President Obama and Russian President Dmitry Medvedev signed a significant new arms-control deal Thursday that requires both countries to cut their strategic nuclear arsenals by about one-third.
The treaty-signing in Prague comes almost exactly a year after Obama spelled out his long-range goal of a world without nuclear weapons. The agreement marks a step in that direction.
The two leaders had hoped to have it signed by last December, when the old START treaty expired. There were fits and starts before a final telephone call sealed the deal two weeks ago. Secretary of State Hillary Clinton said that in the end, patient diplomacy produced a treaty with real results.
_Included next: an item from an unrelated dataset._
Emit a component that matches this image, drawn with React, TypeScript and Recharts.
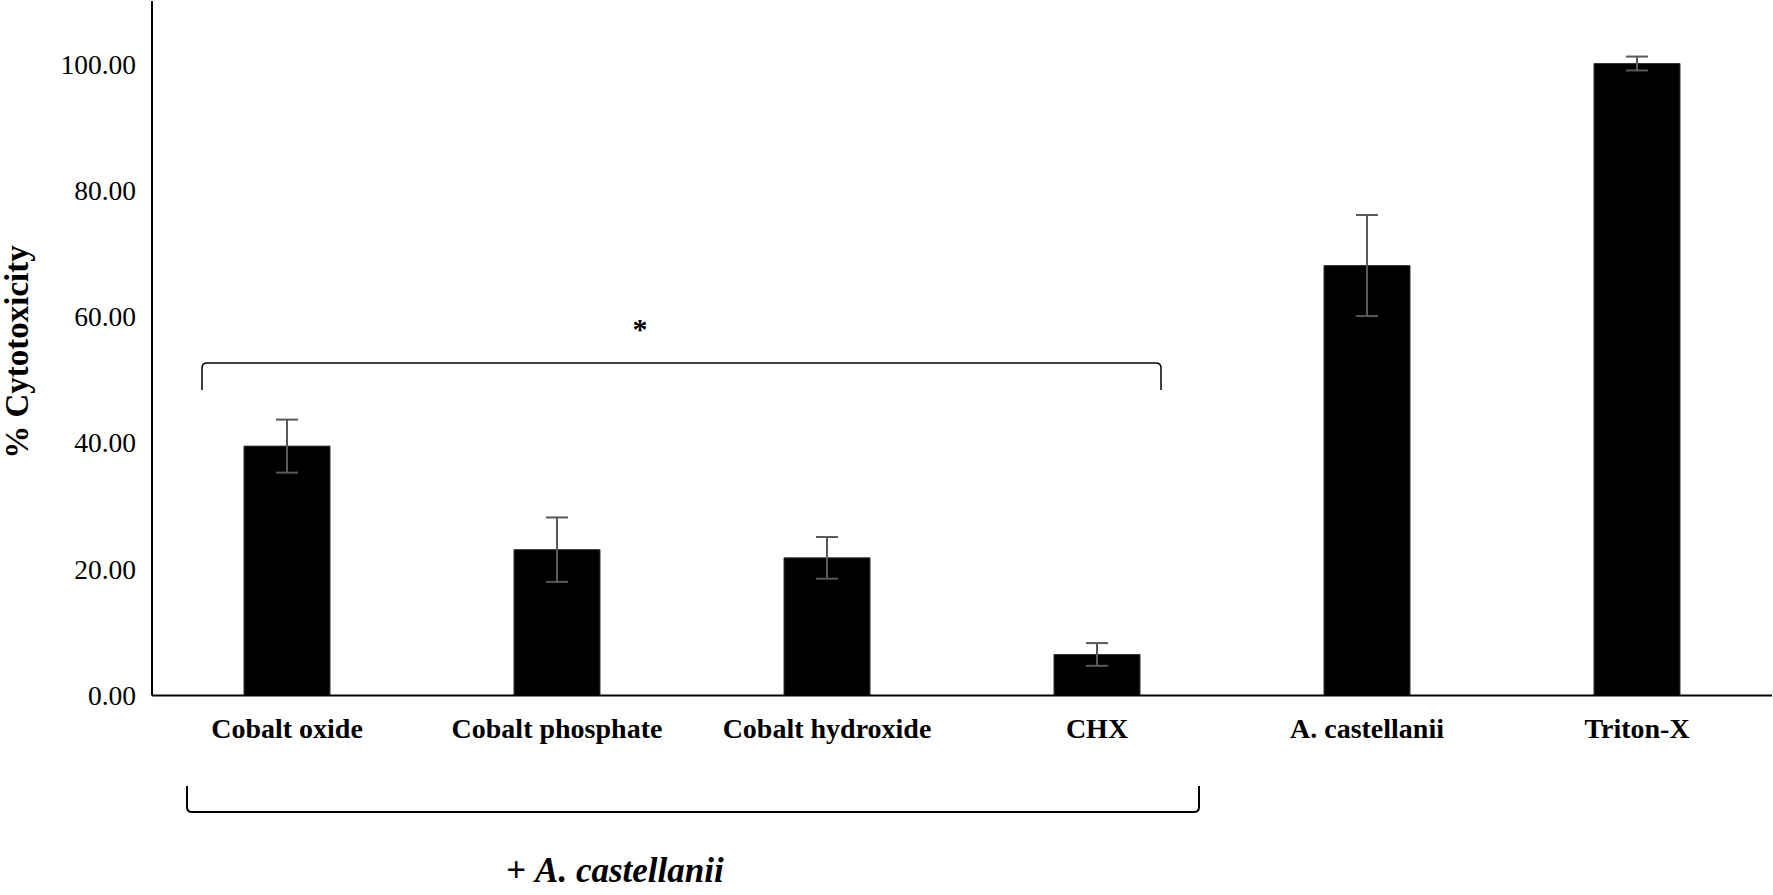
import React from 'react';
import { BarChart, Bar, XAxis, YAxis, ErrorBar } from 'recharts';

const categories = ['Cobalt oxide', 'Cobalt phosphate', 'Cobalt hydroxide', 'CHX', 'A. castellanii', 'Triton-X'];
const cytotoxicity = [39.5, 23.1, 21.8, 6.5, 68.1, 100.1];
const errors = [4.2, 5.1, 3.3, 1.8, 8.0, 1.1];
const yTicks = [0, 20, 40, 60, 80, 100];

const data = categories.map((name, i) => ({ name, value: cytotoxicity[i], err: errors[i] }));

const FONT = '"Liberation Serif", "Times New Roman", serif';

const YTick = (props: any) => {
  const { x, y, payload } = props;
  return (
    <text x={x - 16} y={y} textAnchor="end" dominantBaseline="central" fontFamily={FONT} fontSize={27.5} fill="#000">
      {Number(payload.value).toFixed(2)}
    </text>
  );
};

const XTick = (props: any) => {
  const { x, y, payload } = props;
  return (
    <text x={x} y={y + 42} textAnchor="middle" fontFamily={FONT} fontSize={28} fontWeight="bold" fill="#000">
      {payload.value}
    </text>
  );
};

export default function App() {
  return (
    <div style={{ position: 'absolute', left: 0, top: 0, width: 1773, height: 895, background: '#fff' }}>
      <BarChart
        width={1773}
        height={895}
        data={data}
        margin={{ top: 1, right: 1, left: 0, bottom: 0 }}
        barCategoryGap={0}
      >
        <YAxis
          width={152}
          domain={[0, 110]}
          ticks={yTicks}
          tickLine={false}
          tickSize={0}
          tickMargin={0}
          axisLine={{ stroke: '#000', strokeWidth: 2 }}
          tick={<YTick />}
          interval={0}
        />
        <XAxis
          dataKey="name"
          height={199.5}
          tickLine={false}
          tickSize={0}
          tickMargin={0}
          axisLine={{ stroke: '#000', strokeWidth: 2 }}
          tick={<XTick />}
          interval={0}
        />
        <Bar dataKey="value" fill="#000" stroke="#333" strokeWidth={1} barSize={86} isAnimationActive={false}>
          <ErrorBar dataKey="err" width={11} stroke="#595959" strokeWidth={2} isAnimationActive={false} />
        </Bar>
      </BarChart>
      <svg width={1773} height={895} style={{ position: 'absolute', left: 0, top: 0, pointerEvents: 'none' }}>
        <text
          x={28}
          y={352}
          transform="rotate(-90 28 352)"
          textAnchor="middle"
          fontFamily={FONT}
          fontSize={33}
          fontWeight="bold"
          fill="#000"
        >
          % Cytotoxicity
        </text>
        <path
          d="M 202 390 L 202 368 Q 202 363 207 363 L 1156 363 Q 1161 363 1161 368 L 1161 390"
          fill="none"
          stroke="#000"
          strokeWidth={1.5}
        />
        <text x={640} y={339} textAnchor="middle" fontFamily={FONT} fontSize={30} fontWeight="bold" fill="#000">
          *
        </text>
        <path
          d="M 187 786 L 187 807 Q 187 812 192 812 L 1194 812 Q 1199 812 1199 807 L 1199 786"
          fill="none"
          stroke="#000"
          strokeWidth={2}
        />
        <text x={615} y={882} textAnchor="middle" fontFamily={FONT} fontSize={35} fontWeight="bold" fill="#000">
          + <tspan fontStyle="italic">A. castellanii</tspan>
        </text>
      </svg>
    </div>
  );
}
"It says to our country, the Cold War really is behind us, and these massive nuclear arsenals that both our countries maintained as part of deterrence no longer have to be so big," Clinton said. "We can begin to cut that."
The agreement calls for the United States and Russia to cut their long-range nuclear arsenals by about 30 percent over the next seven years. Clinton says the treaty also follows the old Russian proverb often invoked by President Reagan: Trust but verify.
Nuclear parity is particularly important to Russia, which lags the U.S. in conventional weapons. And keeping an eye on Russia is important to the U.S., says Andrew Kuchins, a senior fellow at the Center for Strategic and International Studies.
"With the expiration of the START I treaty in December, it meant you were going to lose the entire verification and monitoring regime that went along with that," he said. "So I think for the Obama folks, being able to replace the treaty and maintain a significant degree of that verification and monitoring regime is probably the most important achievement, from the standpoint of U.S. national security, with the treaty."
A Lesson To Others
The U.S. and Russia still hold the vast majority of the world's nuclear weapons. Clinton says cutting those stockpiles makes it easier for the former Cold War adversaries to encourage other countries to resist a nuclear buildup.
"The treaty also shows the world — particularly states like Iran and North Korea — that one of our top priorities is to strengthen the global nonproliferation regime and keep nuclear materials out of the wrong hands," Clinton said.
Next week, leaders of more than 40 countries gather in Washington for a summit meeting on safeguarding nuclear material. Next month, there's a meeting in New York on strengthening the 40-year-old Nuclear Non-Proliferation Treaty.
Arms control expert Steven Pifer of the Brookings Institution says the Obama administration was anxious to have this deal with the Russians signed before those talks.
"It allows the American delegation at that review conference to say the United States is doing its part — it's cutting nuclear weapons," Pifer said. "And now the review conference needs to find ways to make it more difficult for other countries to get nuclear weapons."
An Improvement In Relations
The deal also underscores the improvement in U.S.-Russia relations, which had been at a low point when President Obama took office. Pifer says historically, progress on arms control has led to advances in other areas with the Russians. Moscow has already given the U.S. military access to its airspace for flying lethal equipment into Afghanistan. Pifer says Russia is slowly moving closer to the U.S. position in favor of sanctioning Iran over its nuclear program.
"I suspect in the end Russia is not going to go as far as Washington might like in terms of talking about and actually moving toward sanctions on Iran," he said. "But certainly they're talking about steps now that they weren't talking about a year ago. And that's good news."
For all the hoopla over Thursday's signing, the arms-control treaty still has to be ratified by two-thirds of the U.S. Senate, as well as Russia's Duma. The Obama administration has been consulting lawmakers from both parties. Officials say they hope the treaty will win broad, bipartisan support.